Несколько мгновений он стоит неподвижно и пристально смотрит в небо, а затем снимает очки.
– Вот зараза, – говорит он.
– Что такое? – спрашиваю я. – Вы видите? Вы это видите?
Он мотает головой.
– Гроза, – говорит он и начинает резкими движениями закрывать жалюзи.
Как только жалюзи достигают подоконника и комната снова становится обычным школьным классом, я слышу свист, высокий, протяжный свист. Впрочем, это не совсем свист, а точнее, не только свист.
Глава 2
{АЗА}
– Тебе все это привиделось, Аза Рэй Бойл, тебе все это привиделось.
Я бормочу эти слова себе под нос.
Такого со мной еще не случалось. Похоже, у меня что-то не так с головой.
Мама сидит напротив меня по другую сторону кухонного стола. Волосы у нее пепельного цвета и собраны в хвост. Она смотрит на меня, перебирая пальцами пряди и морща лоб.
– Ты точно нормально себя чувствуешь? По тебе не скажешь. В прошлый раз галлюцинации сопровождались жаром, если помнишь.
Стоит ей только на тебя взглянуть, и все кончено. С ней притворяться бесполезно. Мама провела весь день у себя в лаборатории. Она иммунолог и частенько допоздна засиживается на работе, где проводит опыты на мышах.

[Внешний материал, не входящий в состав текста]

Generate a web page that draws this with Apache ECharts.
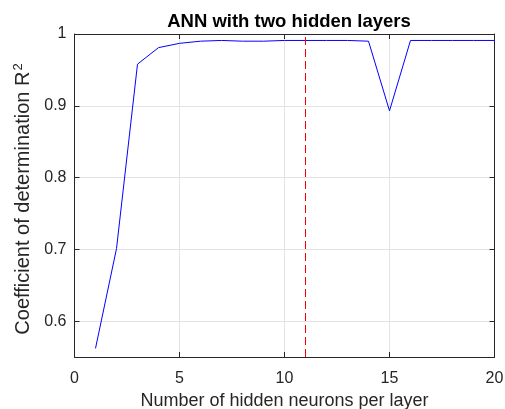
<!DOCTYPE html>
<html>
<head>
<meta charset="utf-8">
<script src="https://cdn.jsdelivr.net/npm/echarts@6/dist/echarts.min.js"></script>
<style>
  html, body { margin: 0; padding: 0; background: #fff; }
  #chart { width: 505px; height: 409px; }
</style>
</head>
<body>
<div id="chart"></div>
<script>
// Neurons per hidden layer and the resulting R^2
const neurons = [1, 2, 3, 4, 5, 6, 7, 8, 9, 10, 11, 12, 13, 14, 15, 16, 17, 18, 19, 20];
const r2 = [0.562, 0.701, 0.958, 0.981, 0.987, 0.990, 0.991, 0.990, 0.990, 0.991, 0.991, 0.991, 0.991, 0.990, 0.893, 0.991, 0.991, 0.991, 0.991, 0.991];
// Chosen network size (dashed marker spanning the y range)
const chosenNeurons = 11;
const yRange = [0.55, 1];

const FONT = '"Liberation Sans", Arial, Helvetica, sans-serif';
const AXIS_COLOR = '#262626';
const GRID_COLOR = '#e3e3e3';

const chart = echarts.init(document.getElementById('chart'), null, { renderer: 'canvas' });

const baseX = {
  type: 'value', min: 0, max: 20, interval: 5,
  axisLine: { show: true, onZero: false, lineStyle: { color: AXIS_COLOR, width: 1 } },
  axisTick: { show: true, inside: true, length: 5, lineStyle: { color: AXIS_COLOR } },
  splitLine: { show: false }
};
const baseY = {
  type: 'value', min: yRange[0], max: yRange[1], splitNumber: 5,
  axisLine: { show: true, onZero: false, lineStyle: { color: AXIS_COLOR, width: 1 } },
  axisTick: { show: true, inside: true, length: 5, lineStyle: { color: AXIS_COLOR } },
  splitLine: { show: false }
};

chart.setOption({
  animation: false,
  backgroundColor: '#ffffff',
  title: {
    text: 'ANN with two hidden layers',
    left: 284, top: 7, textAlign: 'center',
    textStyle: { fontFamily: FONT, fontSize: 18.5, fontWeight: 'bold', color: '#000' }
  },
  // half-pixel offset keeps the 1px vertical marker crisp
  grid: { left: 74.5, right: 10.5, top: 34, bottom: 52, containLabel: false, outerBoundsMode: 'none' },
  xAxis: [
    Object.assign({}, baseX, {
      position: 'bottom',
      name: 'Number of hidden neurons per layer',
      nameLocation: 'middle', nameGap: 33,
      nameTextStyle: { fontFamily: FONT, fontSize: 18, color: AXIS_COLOR },
      axisLabel: { show: true, margin: 14, fontFamily: FONT, fontSize: 16, color: AXIS_COLOR },
      splitLine: { show: true, lineStyle: { color: GRID_COLOR, width: 1 } }
    }),
    Object.assign({}, baseX, { position: 'top', axisLabel: { show: false } })
  ],
  yAxis: [
    Object.assign({}, baseY, {
      position: 'left',
      name: '{a|Coefficient of determination R}{s|2}',
      nameLocation: 'middle', nameGap: 37,
      nameTextStyle: {
        fontFamily: FONT, fontSize: 20, color: AXIS_COLOR,
        rich: {
          a: { fontFamily: FONT, fontSize: 20, color: AXIS_COLOR },
          s: { fontFamily: FONT, fontSize: 13, color: AXIS_COLOR, verticalAlign: 'top', padding: [0, 7, 9, 1] }
        }
      },
      axisLabel: {
        show: true, margin: 8, fontFamily: FONT, fontSize: 16, color: AXIS_COLOR,
        showMinLabel: false,
        formatter: v => (Math.abs(v - 0.55) < 1e-9 ? '' : String(+v.toFixed(2)))
      },
      splitLine: { show: true, lineStyle: { color: GRID_COLOR, width: 1 } }
    }),
    Object.assign({}, baseY, { position: 'right', axisLabel: { show: false } })
  ],
  series: [
    {
      name: 'R2',
      type: 'line',
      xAxisIndex: 0, yAxisIndex: 0,
      data: neurons.map((n, i) => [n, r2[i]]),
      showSymbol: false, symbol: 'none',
      lineStyle: { color: '#0000ff', width: 1 },
      itemStyle: { color: '#0000ff' },
      z: 3
    },
    {
      name: 'chosen',
      type: 'line',
      xAxisIndex: 0, yAxisIndex: 0,
      data: yRange.map(y => [chosenNeurons, y]),
      showSymbol: false, symbol: 'none',
      lineStyle: { color: '#ff0000', type: [8, 4], width: 1 },
      itemStyle: { color: '#ff0000' },
      z: 4
    }
  ]
});
</script>
</body>
</html>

Сегодня она вернулась домой относительно рано, в половине двенадцатого. В последнее время на работе ее преследуют неудачи. Моих «выходок», как она их называет, она не терпит и, когда я говорю ей, что со мной все в порядке и к врачу мне не нужно, верить мне не спешит.
– Грета, – говорю я ей, – я прекрасно себя чувствую.
– Я тебе не Грета, Аза Рэй, – говорит она мне.
– Ты же не называешь меня
Она принимается отмеривать дозы лекарств, а затем сует мне в рот градусник.
– Ну ладно,
Притвориться, что все нормально, у меня явно не выйдет.
– У тебя температура подскочила до ста двух градусов, – объявляет она. – Вот тебе и твой летающий корабль.
У меня почти всегда температура выше обычного. Я уже давно привыкла и к жару, и к липкой влажности, и к чему угодно. Мама накидывает мне на плечи одеяло, но я поскорее его сбрасываю. (Нет уж, спасибо, этот зловещий предвестник смерти мне ни к чему.) Я натягиваю свою любимую толстовку с капюшоном и миллионом карманов. Звук застегивающейся молнии совсем не наводит меня на мысли о мешках для трупов.
– Аза, успокойся, – говорит мама.
Я с недоумением смотрю на нее:
– Успокойся? Ты это серьезно?
– Успокойся, истериками делу не поможешь. А вот и таблетка.
Не успела она договорить, как таблетка уже оказалась у меня во рту. Она ухитряется скормить мне лекарство еще до того, как я начинаю соображать, в чем дело. Я чувствую себя как собака на приеме у ветеринара. В другой руке у нее стакан, и – хлоп! – я уже запиваю таблетку водой.
Грета – она такая. Действует без промедлений. Какой смысл сопротивляться?
Да и таблетки, похоже, действительно помогают.
Когда мне было два годика, врачи сказали, что в лучшем случае я доживу до шести. Когда мне стукнуло шесть, они сказали, что в лучшем случае я доживу до десяти. Когда же мне исполнилось десять, они вконец растерялись и объявили новую дату: шестнадцать лет.
И вот мой шестнадцатый день рождения уже на носу.
В связи с этим мои родные приняли особые меры на случай, если очередное обращение в больницу станет последним. Чтобы не говорить о вещах, которые никому не хочется обсуждать, мы все их записали. Мама считает, что так нам будет легче справиться с переживаниями.
К примеру, у меня есть письменное извинение от мамы за то, что как-то раз, когда мне было пять лет, она так меня отшлепала, что я начала задыхаться и хрипеть и ненадолго впала в кому. Такие вещи я всегда прощаю. Это пустяки. Но она все равно заставляет меня каждый раз брать это письмо с собой в больницу.
У мамы хранится письменное извинение от меня за все, что попадает под категорию «безжалостного сарказма». У Илай – «За излишнюю стервозность, а также за то, что постоянно обращала все родительское внимание на себя в связи с обострением смертельной болезни, но так и не умирала».